Politically, Zimbabwean society was led by a chief or a king who was also likely the wealthiest member, although Shona tradition held that the position was hereditary, so being chief may not have indicated great wealth. That the chief had no army suggests that he had to govern by reaching consensus with the community’s leading male figures and whatever subordinated chiefs may have existed. All this is speculative, but the existence of grandiose stone monuments is indicative of some sort of political authority—at least the kind that could organize and control resources and labor.

Medieval African society developed along similar lines in both West Africa and southern Africa.

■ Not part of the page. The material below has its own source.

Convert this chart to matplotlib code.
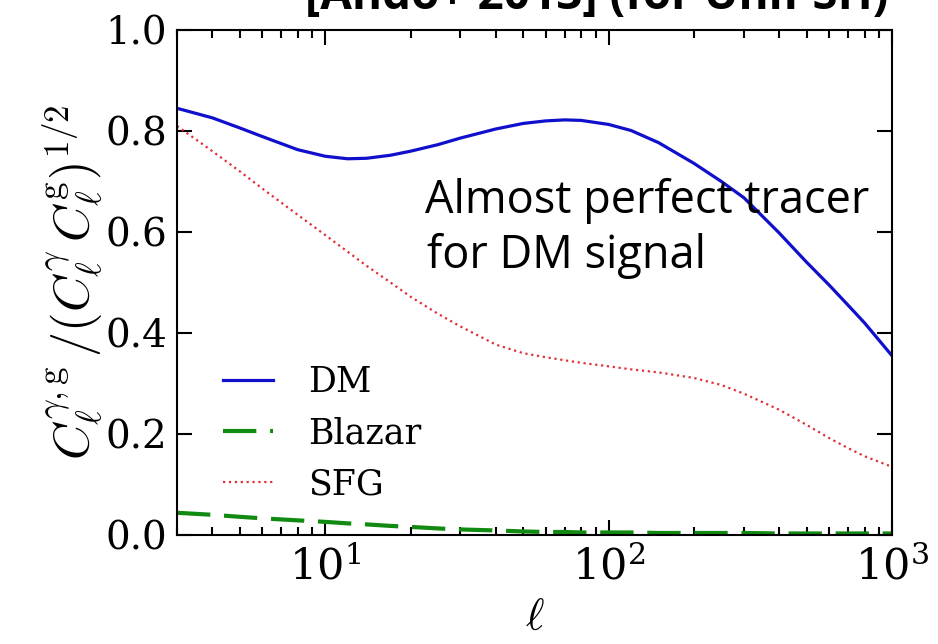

Beginning in the sixth century, regions with small groups of livestock-herders and keepers became home to growing and increasingly complex political entities. Agricultural and metallurgical innovations supported societies around the Niger River in West Africa and the Limpopo River in South Africa. The growth of these settlements was linked to the expansion and exploitation of trade, beginning with localized segments of trade routes connecting trading centers and culminating in control over vast territory. Although some of these kingdoms were short-lived (Mapungubwe, for example, lasted only about eighty years), they were vitally important to the development of medieval Africa, connecting it to peoples, places, and cultures thousands of miles away. In the end, these kingdoms linked local and regional African economies to a network of trade and commerce that touched Europe, Asia, and Arabia.